** Start Data listing **

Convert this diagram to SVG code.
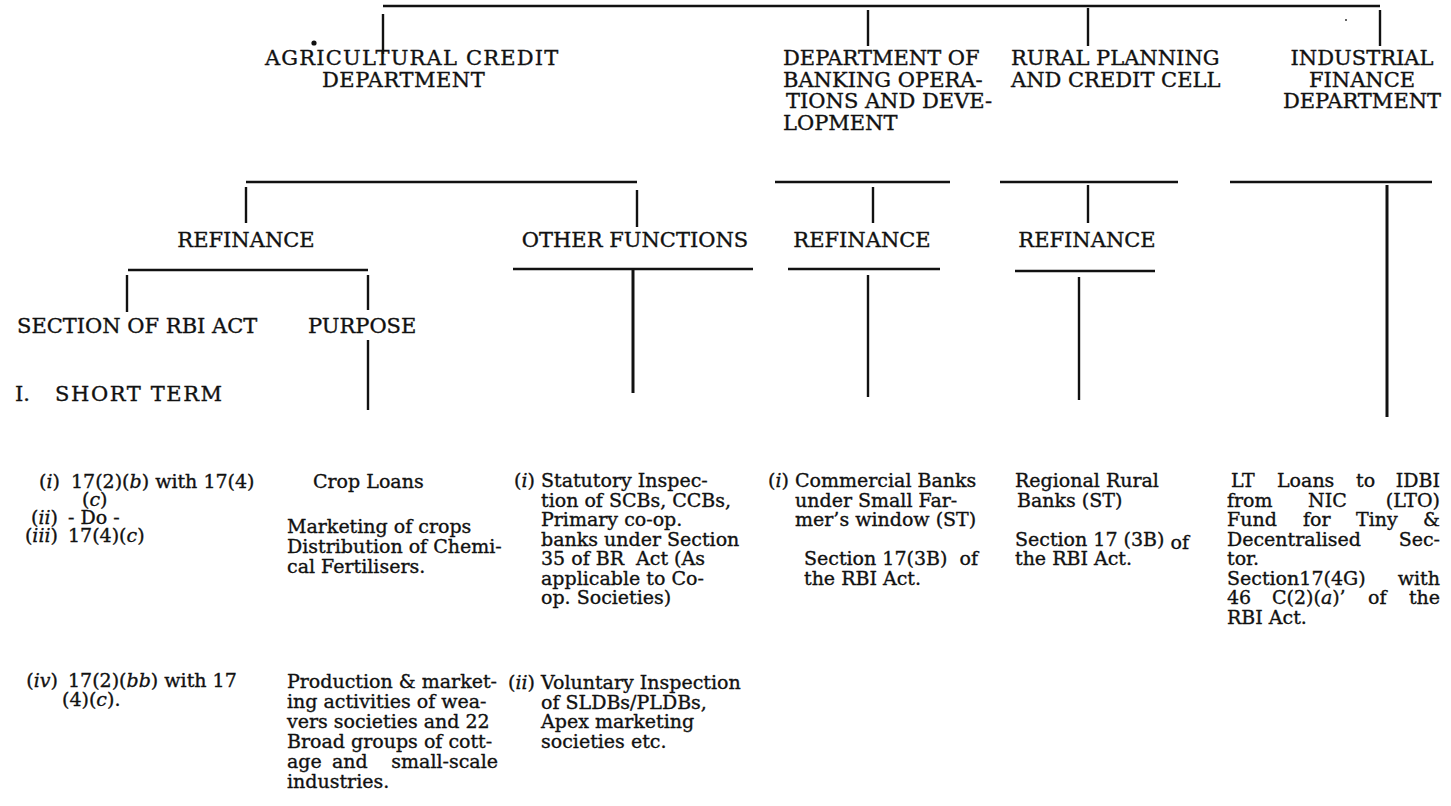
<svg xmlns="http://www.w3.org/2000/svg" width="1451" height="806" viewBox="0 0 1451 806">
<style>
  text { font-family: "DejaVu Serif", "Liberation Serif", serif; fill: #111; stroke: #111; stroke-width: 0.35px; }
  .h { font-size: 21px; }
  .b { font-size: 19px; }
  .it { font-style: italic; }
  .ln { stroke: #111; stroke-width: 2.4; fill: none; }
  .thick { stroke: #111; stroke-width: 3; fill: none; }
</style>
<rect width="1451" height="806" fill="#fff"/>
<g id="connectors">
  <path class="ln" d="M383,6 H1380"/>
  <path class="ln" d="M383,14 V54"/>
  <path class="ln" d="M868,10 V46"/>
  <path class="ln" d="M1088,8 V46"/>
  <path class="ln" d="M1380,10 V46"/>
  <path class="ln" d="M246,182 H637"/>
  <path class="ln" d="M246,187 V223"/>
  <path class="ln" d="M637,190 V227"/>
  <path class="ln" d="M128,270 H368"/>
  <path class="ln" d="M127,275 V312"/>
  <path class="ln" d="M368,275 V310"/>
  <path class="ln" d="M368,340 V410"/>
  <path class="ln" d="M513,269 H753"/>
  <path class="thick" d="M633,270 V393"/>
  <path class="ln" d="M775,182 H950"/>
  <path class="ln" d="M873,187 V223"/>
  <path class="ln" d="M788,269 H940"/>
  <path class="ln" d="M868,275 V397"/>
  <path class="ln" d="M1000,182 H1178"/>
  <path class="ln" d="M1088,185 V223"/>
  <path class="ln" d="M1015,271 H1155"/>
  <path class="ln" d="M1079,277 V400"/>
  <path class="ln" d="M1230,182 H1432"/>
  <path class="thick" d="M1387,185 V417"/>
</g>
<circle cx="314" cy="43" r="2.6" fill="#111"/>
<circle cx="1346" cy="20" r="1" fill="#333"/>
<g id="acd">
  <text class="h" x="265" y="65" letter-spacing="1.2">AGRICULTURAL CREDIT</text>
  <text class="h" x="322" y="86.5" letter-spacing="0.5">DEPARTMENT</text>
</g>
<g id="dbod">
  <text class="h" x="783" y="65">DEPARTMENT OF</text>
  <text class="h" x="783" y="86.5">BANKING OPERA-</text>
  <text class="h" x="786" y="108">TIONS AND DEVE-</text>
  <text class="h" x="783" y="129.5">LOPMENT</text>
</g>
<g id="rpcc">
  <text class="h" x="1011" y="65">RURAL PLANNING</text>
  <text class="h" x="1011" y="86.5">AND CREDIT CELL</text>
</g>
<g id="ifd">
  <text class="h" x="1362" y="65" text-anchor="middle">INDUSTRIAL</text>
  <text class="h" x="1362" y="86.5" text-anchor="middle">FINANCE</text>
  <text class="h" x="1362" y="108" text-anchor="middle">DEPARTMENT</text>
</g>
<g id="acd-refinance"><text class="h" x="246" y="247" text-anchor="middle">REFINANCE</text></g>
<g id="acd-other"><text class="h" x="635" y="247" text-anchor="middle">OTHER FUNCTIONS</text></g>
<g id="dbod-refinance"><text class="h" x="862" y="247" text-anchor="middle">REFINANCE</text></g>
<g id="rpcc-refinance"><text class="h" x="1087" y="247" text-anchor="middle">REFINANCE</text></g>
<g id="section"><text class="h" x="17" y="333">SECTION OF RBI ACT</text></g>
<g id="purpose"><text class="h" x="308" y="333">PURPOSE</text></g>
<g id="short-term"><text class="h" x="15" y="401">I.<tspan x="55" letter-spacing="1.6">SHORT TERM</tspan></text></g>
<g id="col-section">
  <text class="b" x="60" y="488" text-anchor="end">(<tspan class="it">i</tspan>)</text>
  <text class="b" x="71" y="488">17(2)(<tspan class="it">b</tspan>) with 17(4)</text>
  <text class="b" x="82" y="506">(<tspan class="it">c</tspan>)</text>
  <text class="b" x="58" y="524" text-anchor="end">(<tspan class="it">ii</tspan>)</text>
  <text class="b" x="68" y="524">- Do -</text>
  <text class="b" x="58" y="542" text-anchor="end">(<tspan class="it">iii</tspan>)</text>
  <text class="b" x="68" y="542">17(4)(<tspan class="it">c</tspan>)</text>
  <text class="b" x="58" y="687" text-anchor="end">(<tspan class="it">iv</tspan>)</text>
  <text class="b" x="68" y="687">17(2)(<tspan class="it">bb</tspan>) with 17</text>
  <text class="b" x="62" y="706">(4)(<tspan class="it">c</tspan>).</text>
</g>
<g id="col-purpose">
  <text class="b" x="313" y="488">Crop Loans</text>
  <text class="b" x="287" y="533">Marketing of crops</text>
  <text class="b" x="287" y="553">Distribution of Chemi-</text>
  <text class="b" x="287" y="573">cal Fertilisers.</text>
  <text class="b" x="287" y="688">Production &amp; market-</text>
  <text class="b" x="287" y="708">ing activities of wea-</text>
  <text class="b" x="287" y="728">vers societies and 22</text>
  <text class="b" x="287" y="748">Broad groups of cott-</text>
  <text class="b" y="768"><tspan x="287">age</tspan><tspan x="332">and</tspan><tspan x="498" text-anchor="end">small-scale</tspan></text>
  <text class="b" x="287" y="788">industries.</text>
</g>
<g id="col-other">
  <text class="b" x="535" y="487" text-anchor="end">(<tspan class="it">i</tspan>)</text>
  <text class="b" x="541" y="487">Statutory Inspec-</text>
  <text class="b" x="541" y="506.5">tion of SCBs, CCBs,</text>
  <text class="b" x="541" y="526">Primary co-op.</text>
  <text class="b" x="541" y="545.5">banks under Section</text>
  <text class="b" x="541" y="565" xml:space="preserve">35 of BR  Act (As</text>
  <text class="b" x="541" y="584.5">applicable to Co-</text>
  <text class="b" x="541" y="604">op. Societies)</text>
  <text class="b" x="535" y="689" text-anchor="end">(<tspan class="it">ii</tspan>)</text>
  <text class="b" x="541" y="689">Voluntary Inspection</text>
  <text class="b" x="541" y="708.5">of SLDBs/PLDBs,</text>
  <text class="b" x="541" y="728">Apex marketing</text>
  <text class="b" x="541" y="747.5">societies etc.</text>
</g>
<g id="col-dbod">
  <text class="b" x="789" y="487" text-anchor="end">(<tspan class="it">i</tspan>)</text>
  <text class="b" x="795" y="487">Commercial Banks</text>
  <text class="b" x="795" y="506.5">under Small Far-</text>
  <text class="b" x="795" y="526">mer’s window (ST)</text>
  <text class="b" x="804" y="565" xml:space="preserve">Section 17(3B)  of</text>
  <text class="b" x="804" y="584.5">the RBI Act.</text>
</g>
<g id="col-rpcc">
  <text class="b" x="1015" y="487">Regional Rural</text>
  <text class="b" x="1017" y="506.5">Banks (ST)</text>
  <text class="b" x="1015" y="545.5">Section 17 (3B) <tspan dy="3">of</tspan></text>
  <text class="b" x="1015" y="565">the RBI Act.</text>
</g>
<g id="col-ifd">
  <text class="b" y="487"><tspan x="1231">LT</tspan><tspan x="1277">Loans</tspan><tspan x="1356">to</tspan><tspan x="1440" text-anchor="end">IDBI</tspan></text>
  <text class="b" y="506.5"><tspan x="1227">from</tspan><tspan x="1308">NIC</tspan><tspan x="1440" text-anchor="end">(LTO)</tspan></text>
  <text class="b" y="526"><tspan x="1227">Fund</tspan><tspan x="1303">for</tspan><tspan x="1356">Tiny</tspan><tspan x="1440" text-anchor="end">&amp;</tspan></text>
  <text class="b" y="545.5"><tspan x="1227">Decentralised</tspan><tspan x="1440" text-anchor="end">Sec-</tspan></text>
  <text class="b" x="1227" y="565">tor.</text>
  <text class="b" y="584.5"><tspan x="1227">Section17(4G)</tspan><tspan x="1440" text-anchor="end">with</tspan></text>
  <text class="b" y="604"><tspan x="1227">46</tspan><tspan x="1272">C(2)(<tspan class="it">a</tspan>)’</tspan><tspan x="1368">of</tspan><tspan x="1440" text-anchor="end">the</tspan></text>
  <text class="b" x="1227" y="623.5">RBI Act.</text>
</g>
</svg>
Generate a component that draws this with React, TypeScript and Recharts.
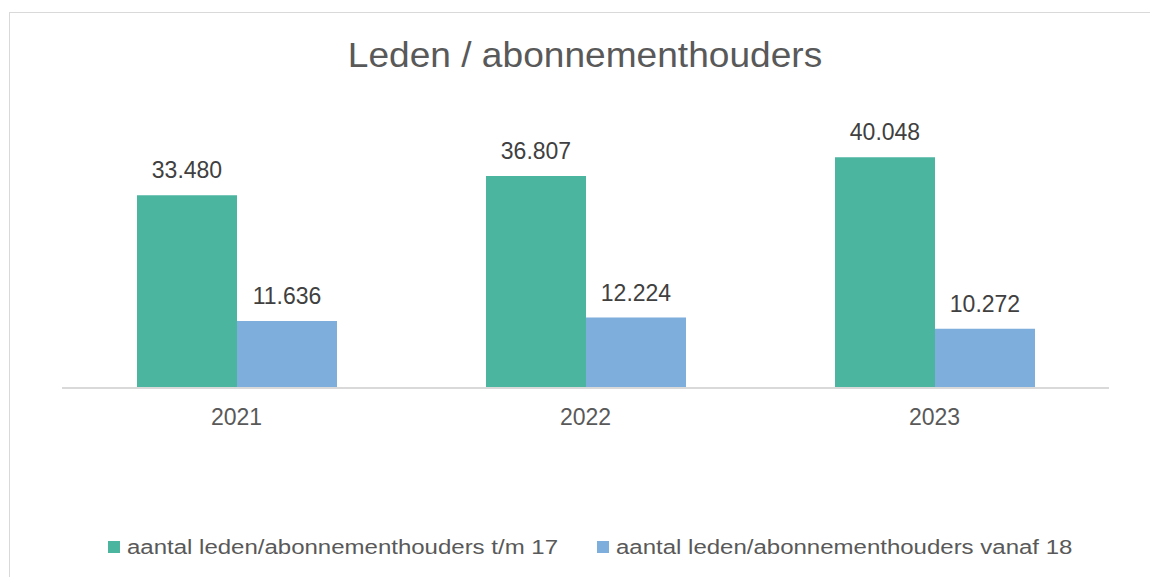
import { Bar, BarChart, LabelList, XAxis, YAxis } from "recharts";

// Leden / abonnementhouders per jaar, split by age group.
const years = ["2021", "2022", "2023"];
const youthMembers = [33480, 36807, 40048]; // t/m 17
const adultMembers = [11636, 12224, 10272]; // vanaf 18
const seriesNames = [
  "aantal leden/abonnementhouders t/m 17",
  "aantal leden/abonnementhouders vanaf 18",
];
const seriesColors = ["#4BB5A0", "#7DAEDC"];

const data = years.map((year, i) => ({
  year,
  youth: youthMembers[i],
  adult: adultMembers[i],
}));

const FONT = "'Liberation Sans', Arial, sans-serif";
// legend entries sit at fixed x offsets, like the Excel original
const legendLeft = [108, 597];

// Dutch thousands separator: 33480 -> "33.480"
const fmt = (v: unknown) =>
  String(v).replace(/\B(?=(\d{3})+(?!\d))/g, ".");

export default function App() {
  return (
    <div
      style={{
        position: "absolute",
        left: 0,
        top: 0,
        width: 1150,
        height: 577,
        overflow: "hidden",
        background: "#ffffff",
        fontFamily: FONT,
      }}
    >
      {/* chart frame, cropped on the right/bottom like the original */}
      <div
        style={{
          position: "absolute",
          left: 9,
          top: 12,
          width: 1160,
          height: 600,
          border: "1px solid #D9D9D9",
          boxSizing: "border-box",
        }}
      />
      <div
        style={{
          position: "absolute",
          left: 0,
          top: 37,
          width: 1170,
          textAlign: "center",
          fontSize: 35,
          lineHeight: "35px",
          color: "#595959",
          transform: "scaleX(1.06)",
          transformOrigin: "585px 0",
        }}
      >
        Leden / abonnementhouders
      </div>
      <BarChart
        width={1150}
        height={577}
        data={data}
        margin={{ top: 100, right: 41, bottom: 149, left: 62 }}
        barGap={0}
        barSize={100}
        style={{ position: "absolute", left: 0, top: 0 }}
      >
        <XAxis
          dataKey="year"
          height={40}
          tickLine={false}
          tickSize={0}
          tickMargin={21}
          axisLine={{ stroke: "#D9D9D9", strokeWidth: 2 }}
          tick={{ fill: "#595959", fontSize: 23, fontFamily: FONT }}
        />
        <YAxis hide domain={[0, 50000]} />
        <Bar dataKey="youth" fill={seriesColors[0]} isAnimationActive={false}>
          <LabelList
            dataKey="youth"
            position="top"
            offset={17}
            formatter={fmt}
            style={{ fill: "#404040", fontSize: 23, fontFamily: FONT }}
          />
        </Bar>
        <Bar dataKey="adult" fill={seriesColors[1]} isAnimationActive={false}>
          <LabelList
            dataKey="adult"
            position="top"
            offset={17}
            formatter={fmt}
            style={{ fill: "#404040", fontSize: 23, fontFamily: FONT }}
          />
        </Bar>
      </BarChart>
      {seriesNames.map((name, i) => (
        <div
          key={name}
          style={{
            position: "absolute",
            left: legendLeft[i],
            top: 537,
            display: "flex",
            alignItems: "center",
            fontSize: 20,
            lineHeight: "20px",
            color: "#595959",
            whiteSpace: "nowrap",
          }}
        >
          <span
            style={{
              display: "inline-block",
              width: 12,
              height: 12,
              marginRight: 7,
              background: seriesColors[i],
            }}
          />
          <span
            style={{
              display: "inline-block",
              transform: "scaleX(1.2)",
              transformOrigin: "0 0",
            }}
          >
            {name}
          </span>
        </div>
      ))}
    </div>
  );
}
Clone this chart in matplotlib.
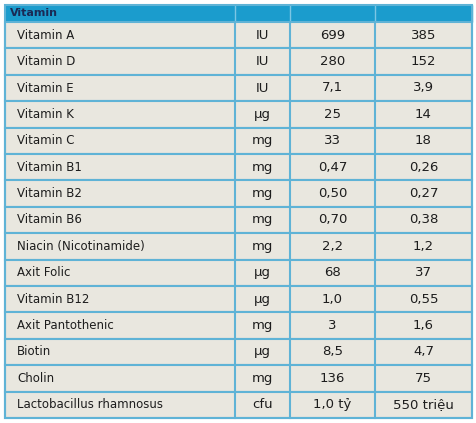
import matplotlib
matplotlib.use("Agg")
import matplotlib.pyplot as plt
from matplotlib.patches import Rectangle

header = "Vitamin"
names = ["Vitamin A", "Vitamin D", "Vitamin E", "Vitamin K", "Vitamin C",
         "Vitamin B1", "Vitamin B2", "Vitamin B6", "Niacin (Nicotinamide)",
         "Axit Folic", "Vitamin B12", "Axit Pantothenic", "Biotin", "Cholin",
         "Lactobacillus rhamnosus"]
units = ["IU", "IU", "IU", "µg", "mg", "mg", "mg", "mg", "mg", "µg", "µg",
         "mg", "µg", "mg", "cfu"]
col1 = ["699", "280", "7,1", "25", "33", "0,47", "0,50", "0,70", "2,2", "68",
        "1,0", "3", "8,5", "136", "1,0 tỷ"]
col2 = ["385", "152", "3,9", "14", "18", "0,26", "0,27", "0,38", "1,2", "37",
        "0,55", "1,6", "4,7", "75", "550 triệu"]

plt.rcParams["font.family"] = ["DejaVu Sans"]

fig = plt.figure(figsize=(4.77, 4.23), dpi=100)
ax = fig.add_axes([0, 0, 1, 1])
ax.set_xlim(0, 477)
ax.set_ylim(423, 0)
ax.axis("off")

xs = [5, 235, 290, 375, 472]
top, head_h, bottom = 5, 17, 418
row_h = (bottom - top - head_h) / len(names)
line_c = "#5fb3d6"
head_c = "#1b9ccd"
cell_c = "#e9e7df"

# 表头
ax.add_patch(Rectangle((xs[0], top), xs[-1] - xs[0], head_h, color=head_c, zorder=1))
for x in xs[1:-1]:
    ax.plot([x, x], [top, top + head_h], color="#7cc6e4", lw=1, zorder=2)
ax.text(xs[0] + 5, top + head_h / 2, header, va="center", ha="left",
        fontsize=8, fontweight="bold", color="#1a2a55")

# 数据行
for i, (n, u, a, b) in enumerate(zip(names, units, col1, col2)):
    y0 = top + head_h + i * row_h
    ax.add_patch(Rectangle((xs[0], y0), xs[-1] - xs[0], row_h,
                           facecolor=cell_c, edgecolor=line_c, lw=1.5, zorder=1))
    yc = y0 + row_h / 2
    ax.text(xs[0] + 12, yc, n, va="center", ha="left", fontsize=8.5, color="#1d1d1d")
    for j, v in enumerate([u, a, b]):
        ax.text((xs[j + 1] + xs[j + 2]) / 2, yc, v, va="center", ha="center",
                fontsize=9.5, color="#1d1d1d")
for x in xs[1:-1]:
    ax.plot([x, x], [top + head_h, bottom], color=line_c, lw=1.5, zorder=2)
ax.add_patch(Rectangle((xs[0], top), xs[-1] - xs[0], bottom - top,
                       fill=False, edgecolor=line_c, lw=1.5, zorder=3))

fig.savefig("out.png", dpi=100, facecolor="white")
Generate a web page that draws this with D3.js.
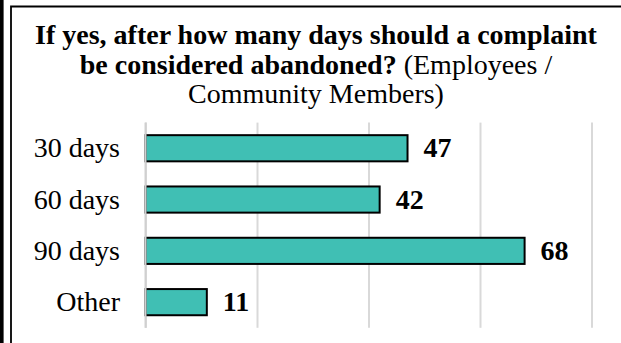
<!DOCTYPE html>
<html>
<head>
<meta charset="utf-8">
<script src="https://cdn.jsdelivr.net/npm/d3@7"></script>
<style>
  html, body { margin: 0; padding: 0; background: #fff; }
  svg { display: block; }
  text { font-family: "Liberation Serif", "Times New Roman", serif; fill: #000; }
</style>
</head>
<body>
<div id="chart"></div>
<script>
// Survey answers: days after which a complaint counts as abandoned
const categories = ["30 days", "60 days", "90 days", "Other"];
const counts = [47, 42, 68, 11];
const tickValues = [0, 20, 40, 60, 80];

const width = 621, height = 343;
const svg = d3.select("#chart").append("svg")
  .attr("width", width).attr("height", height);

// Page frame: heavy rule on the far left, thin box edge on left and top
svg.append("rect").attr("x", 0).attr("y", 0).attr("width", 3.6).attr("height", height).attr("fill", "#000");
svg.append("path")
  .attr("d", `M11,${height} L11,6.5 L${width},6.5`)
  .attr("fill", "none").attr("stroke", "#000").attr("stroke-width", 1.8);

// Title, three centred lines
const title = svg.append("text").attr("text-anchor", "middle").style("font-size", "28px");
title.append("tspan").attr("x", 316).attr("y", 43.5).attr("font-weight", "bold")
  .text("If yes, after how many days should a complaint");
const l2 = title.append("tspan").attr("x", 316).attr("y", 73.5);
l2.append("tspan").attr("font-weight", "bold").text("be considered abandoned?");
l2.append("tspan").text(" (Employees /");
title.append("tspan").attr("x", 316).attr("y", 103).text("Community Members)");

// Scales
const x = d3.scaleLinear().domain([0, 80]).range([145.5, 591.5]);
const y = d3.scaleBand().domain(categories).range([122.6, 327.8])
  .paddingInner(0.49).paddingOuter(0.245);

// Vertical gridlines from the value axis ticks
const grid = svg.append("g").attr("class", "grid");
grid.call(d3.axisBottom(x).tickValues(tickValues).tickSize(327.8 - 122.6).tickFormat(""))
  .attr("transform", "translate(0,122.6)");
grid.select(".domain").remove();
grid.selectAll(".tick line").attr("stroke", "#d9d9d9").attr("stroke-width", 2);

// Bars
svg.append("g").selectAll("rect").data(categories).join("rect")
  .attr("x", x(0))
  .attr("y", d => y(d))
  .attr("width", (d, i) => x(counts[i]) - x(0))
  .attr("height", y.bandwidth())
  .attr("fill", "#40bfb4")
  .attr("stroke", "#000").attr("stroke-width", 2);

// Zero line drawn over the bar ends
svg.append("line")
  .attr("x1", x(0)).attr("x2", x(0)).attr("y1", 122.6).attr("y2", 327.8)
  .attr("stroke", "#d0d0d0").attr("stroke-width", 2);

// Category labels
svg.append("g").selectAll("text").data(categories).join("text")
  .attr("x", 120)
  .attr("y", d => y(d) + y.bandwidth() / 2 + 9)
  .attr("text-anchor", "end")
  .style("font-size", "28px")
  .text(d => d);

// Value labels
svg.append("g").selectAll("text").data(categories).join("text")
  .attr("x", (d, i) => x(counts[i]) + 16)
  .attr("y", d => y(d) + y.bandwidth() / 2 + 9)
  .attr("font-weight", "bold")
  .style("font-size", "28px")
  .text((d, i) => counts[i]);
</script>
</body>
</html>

** End Data listing **

**Written instruction**
Leave the pictures out and copy exactly the lines from the one with "Clone this chart in matplotlib." through the one with "from matplotlib.patches import Rectangle", nothing more.

**Reply**
Clone this chart in matplotlib.
import matplotlib
matplotlib.use("Agg")
import matplotlib.pyplot as plt
from matplotlib.patches import Rectangle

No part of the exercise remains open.